In a major operation coordinated by Europol and INTERPOL, law enforcement agencies from five countries have successfully disrupted a sophisticated intercontinental criminal network involved in smuggling migrants from Cuba into the European Union. The meticulous investigation led to the arrest of 62 individuals, out of which 25 were identified as Cuban nationals. Operating ruthlessly, this migrant smuggling ring utilized a popular messaging application to advertise their illicit services, targeting vulnerable Cuban clients seeking a better life in Europe. For a hefty fee of approximately EUR 9,000 per person, the criminals promised to organize the entire journey, including transfers and provision of false documentation, for these desperate migrants.
The criminals exploited a specific set of circumstances to execute their operation. They transported migrants from Cuba to Serbia, taking advantage of the lack of visa requirements for entry into Serbia. The migrants were smuggled into Greece and eventually reached their final destination in Spain. The operation was a highly profitable venture for the criminal network, with an estimated 5,000 Cuban nationals successfully smuggled into the EU, resulting in an astonishing profit of approximately EUR 45 million.
The investigation revealed the existence of a complex and adaptable criminal infrastructure spread across multiple cities in Spain, Greece, and Serbia. In an impressive display of international cooperation, police officers from all three countries conducted a synchronized action day in June 2023, resulting in the seizure of numerous criminal assets, including hundreds of forged documents, forgery equipment, 18 pieces of real estate, 33 vehicles, and a staggering 144 bank accounts, along with significant amounts of cash in various currencies.
What made this migrant smuggling route particularly notable was its unusually long and expensive nature. The investigation was triggered in October 2021 when authorities from Serbia, Greece, North Macedonia, and Finland reported a sharp increase in Cuban citizens attempting to enter Europe using falsified documentation. Responding to this alarming trend, Europol, the European Union Agency for Asylum, and Frontex jointly issued a “Joint Intelligence Notification” in January 2023, shedding light on the shifting routes and tactics employed by migrant smugglers due to geopolitical changes, including the Russian war of aggression in Ukraine.

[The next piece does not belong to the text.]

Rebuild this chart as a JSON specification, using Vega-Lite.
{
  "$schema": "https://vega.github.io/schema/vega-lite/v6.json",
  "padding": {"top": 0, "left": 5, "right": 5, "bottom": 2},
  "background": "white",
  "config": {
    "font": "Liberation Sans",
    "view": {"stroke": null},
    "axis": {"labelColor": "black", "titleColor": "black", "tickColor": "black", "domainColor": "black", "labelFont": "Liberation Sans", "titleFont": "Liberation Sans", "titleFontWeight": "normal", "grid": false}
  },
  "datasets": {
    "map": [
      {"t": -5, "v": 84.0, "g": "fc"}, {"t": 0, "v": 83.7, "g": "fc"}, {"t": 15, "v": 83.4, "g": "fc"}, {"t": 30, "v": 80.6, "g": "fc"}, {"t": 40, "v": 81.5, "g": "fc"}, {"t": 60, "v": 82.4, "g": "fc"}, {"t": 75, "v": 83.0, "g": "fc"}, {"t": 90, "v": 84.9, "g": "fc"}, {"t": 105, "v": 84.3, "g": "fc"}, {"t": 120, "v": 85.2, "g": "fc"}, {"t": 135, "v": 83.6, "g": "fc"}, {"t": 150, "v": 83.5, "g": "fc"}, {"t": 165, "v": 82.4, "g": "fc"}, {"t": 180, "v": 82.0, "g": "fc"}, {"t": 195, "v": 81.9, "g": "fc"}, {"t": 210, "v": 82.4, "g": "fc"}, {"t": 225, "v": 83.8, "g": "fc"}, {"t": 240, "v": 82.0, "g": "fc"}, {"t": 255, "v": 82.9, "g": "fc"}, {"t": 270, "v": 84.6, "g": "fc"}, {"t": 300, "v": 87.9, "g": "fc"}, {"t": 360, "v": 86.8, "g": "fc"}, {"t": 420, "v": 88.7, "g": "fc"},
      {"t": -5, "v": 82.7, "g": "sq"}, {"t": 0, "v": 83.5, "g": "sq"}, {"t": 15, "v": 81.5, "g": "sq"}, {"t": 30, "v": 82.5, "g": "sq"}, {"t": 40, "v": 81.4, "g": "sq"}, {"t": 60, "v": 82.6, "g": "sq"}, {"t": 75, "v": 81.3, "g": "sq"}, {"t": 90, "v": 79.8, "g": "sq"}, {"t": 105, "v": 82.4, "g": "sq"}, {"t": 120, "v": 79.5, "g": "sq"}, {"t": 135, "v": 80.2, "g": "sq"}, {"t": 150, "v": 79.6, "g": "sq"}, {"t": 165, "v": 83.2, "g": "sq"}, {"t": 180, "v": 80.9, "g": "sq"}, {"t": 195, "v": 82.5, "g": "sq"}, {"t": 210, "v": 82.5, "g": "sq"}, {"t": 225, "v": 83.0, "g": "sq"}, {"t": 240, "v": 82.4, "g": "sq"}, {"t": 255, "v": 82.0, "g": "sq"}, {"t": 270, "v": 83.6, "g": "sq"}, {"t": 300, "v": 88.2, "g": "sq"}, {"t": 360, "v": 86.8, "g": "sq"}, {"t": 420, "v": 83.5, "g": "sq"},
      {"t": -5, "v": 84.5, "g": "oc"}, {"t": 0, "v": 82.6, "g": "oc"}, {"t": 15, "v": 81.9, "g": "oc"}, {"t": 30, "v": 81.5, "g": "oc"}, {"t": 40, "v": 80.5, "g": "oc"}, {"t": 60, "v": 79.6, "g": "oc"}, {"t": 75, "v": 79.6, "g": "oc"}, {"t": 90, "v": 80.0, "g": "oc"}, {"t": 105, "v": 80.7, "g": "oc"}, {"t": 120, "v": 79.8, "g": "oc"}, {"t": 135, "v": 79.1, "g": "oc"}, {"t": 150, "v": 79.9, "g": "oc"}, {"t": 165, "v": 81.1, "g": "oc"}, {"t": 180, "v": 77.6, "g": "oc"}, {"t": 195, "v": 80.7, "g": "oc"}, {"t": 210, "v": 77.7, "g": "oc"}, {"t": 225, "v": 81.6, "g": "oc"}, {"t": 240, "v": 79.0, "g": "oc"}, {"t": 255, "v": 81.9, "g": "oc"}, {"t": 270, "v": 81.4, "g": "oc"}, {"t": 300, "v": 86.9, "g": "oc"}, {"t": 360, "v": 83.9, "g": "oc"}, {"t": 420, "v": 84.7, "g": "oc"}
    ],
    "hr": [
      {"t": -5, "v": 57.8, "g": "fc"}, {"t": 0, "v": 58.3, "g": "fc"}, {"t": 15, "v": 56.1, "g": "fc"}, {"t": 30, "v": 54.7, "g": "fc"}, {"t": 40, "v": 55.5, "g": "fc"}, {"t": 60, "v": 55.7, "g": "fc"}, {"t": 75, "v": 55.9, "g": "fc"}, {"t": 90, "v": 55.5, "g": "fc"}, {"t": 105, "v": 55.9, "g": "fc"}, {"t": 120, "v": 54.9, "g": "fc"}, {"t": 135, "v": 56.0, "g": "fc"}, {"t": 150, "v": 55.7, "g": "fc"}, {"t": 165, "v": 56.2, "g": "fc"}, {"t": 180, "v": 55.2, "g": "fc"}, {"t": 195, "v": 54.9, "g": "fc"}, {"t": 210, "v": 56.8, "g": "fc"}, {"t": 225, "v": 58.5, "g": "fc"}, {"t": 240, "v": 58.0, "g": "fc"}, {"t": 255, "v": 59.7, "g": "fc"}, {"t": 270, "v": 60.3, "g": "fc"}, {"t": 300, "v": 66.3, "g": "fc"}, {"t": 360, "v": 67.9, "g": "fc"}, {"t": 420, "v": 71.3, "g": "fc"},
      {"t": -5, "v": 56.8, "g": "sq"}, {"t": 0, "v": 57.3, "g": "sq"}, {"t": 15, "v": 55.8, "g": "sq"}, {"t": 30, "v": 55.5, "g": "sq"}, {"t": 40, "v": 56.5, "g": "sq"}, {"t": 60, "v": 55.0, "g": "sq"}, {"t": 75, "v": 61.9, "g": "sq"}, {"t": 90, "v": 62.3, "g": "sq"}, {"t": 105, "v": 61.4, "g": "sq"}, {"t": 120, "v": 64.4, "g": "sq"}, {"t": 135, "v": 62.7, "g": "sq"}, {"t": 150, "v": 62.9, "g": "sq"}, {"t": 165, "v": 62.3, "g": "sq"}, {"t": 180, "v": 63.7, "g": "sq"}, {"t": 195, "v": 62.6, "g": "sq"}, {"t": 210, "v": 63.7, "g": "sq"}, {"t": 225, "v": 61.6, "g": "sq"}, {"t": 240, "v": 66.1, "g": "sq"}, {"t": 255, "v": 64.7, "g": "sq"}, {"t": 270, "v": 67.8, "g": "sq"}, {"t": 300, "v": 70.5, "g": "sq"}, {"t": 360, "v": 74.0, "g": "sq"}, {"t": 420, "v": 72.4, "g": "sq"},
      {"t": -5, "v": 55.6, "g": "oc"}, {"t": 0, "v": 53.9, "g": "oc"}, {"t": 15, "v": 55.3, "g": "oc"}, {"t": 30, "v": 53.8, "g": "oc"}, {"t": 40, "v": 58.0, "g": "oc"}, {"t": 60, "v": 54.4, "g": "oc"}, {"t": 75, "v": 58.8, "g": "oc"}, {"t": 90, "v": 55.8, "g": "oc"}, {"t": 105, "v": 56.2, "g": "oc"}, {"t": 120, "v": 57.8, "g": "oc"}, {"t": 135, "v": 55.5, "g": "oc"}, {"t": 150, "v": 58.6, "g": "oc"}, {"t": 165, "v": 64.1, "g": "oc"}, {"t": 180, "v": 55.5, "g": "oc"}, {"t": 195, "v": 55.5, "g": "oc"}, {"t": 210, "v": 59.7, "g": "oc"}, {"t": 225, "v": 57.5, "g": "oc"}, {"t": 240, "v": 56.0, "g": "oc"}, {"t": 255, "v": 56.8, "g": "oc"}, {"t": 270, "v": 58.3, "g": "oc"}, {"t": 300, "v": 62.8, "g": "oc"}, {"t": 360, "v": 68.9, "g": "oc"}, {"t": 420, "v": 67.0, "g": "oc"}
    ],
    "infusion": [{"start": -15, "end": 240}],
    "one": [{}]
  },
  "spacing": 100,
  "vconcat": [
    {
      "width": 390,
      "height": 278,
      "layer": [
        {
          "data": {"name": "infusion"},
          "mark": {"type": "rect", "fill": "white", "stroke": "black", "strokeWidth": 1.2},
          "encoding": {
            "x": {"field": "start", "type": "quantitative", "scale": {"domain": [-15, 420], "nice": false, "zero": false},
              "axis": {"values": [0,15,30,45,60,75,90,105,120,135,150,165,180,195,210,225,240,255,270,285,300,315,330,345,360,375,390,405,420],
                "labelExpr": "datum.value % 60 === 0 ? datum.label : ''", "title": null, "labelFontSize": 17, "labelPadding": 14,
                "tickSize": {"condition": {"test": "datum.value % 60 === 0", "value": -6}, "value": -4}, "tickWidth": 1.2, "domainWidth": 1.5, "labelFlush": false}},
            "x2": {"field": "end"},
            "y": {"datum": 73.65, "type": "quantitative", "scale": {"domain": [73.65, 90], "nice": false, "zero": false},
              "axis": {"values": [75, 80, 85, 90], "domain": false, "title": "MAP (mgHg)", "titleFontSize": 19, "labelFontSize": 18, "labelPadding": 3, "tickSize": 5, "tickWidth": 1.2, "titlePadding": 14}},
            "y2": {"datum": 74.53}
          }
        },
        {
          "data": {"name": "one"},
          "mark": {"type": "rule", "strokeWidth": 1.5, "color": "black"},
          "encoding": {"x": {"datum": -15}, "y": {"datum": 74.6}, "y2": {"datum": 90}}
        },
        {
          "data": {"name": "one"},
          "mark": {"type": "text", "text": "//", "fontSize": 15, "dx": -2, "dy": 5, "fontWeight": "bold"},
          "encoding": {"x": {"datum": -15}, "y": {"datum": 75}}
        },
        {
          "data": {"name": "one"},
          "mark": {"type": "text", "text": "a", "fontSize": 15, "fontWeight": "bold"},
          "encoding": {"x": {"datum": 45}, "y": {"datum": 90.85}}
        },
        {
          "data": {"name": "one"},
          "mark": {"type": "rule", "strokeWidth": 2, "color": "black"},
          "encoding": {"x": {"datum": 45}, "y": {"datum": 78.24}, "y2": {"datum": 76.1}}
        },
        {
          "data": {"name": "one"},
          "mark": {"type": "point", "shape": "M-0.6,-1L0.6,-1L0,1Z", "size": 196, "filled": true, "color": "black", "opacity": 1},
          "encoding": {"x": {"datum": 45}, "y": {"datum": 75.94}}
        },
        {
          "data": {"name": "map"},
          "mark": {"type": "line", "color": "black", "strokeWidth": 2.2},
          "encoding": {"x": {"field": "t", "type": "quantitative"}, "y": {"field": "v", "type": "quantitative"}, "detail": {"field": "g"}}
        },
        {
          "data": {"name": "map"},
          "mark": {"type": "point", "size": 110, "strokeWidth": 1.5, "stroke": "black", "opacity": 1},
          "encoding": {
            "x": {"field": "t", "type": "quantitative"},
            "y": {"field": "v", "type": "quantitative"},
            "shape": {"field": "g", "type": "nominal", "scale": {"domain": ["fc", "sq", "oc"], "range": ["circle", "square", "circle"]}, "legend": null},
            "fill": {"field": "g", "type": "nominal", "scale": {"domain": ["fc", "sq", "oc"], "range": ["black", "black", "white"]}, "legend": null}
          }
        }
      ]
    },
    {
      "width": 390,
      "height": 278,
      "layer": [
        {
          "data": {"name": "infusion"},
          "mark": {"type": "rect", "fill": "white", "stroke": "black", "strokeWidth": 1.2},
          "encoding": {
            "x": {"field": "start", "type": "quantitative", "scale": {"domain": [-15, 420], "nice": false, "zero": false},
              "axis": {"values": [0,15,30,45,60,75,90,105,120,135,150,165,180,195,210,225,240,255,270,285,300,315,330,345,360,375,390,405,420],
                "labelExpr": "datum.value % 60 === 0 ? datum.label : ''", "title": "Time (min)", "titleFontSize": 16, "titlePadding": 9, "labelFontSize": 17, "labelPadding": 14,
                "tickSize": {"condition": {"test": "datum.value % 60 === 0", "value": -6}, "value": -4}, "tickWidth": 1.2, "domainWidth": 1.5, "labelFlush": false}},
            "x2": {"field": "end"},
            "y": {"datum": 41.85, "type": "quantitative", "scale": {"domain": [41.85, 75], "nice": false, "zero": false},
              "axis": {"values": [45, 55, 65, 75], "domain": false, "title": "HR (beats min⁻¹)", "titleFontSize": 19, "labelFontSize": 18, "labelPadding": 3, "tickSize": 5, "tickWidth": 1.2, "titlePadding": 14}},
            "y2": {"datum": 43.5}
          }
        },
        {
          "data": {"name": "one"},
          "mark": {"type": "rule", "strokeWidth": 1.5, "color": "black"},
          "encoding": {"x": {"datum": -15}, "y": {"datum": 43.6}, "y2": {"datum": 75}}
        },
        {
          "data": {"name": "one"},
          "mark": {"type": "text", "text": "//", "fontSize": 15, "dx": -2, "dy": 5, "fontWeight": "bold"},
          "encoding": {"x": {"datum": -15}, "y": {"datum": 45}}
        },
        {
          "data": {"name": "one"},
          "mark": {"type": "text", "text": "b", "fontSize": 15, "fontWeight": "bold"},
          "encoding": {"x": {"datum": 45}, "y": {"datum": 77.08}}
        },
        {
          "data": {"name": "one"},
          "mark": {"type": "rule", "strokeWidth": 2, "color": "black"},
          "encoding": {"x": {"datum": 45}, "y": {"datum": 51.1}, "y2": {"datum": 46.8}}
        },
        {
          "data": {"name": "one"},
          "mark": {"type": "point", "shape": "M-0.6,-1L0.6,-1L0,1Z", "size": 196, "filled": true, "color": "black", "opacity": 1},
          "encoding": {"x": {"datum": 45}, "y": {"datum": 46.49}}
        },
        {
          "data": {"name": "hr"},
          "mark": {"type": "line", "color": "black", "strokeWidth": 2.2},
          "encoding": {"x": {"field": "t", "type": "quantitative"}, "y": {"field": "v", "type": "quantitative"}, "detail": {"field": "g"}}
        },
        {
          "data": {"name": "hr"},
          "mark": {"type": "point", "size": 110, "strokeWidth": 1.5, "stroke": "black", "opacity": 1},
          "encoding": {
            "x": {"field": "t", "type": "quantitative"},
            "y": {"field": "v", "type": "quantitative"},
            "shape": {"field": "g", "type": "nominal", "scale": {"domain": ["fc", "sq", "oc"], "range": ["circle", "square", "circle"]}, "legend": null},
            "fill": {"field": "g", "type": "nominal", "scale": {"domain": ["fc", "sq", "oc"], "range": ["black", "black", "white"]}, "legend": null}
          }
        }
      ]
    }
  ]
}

Before the Ukrainian conflict, Cuban nationals typically flew commercially to Russia, where smugglers would offer them options to enter EU territory illegally through the Finnish-Russian border or fly to Serbia for further transportation into Central or Southern Europe via the Western Balkan region. However, the route was modified with the onset of the war in Ukraine. Cuban nationals were now flown to Serbia via Frankfurt Airport in Germany. Once in Serbia, criminal network members facilitated their irregular entry into North Macedonia and Greece through various routes, often subjecting large groups of migrants to treacherous journeys on foot, without adequate supplies and under cover of darkness. The most vulnerable migrants, including minors and women, became targets for scams, robberies, and even sexual exploitation, further exposing the ruthlessness of the criminal syndicate.
Upon arrival in Greece, the smuggled migrants either applied for asylum or continued their journey to other EU countries with the assistance of the criminals. This involved using forged documents or the “lookalike method,” where genuine travel documents were stolen and distributed to migrants closely resembling the original passport holders.
Europol played a crucial role in the successful operation, organizing multiple operational meetings and facilitating seamless cooperation, coordination, and exchange of personnel among its partner countries. During the action day, three Europol analysts and specialists were deployed on-site in Spain, Greece, and Serbia, providing valuable support with intelligence analysis and cross-match reports. Additionally, a team of Europol investigators based at its Headquarters in The Hague offered vital coordination and guidance to the deployed personnel.
With participating authorities from Germany, Greece, North Macedonia, Spain, and Serbia, the successful bust underscores the significance of global partnerships in maintaining the security and integrity of Europe’s borders. Europol’s commitment to coordinating and supporting such complex operations further solidifies its role as a crucial player in the fight against organized crime, human trafficking, and migrant smuggling.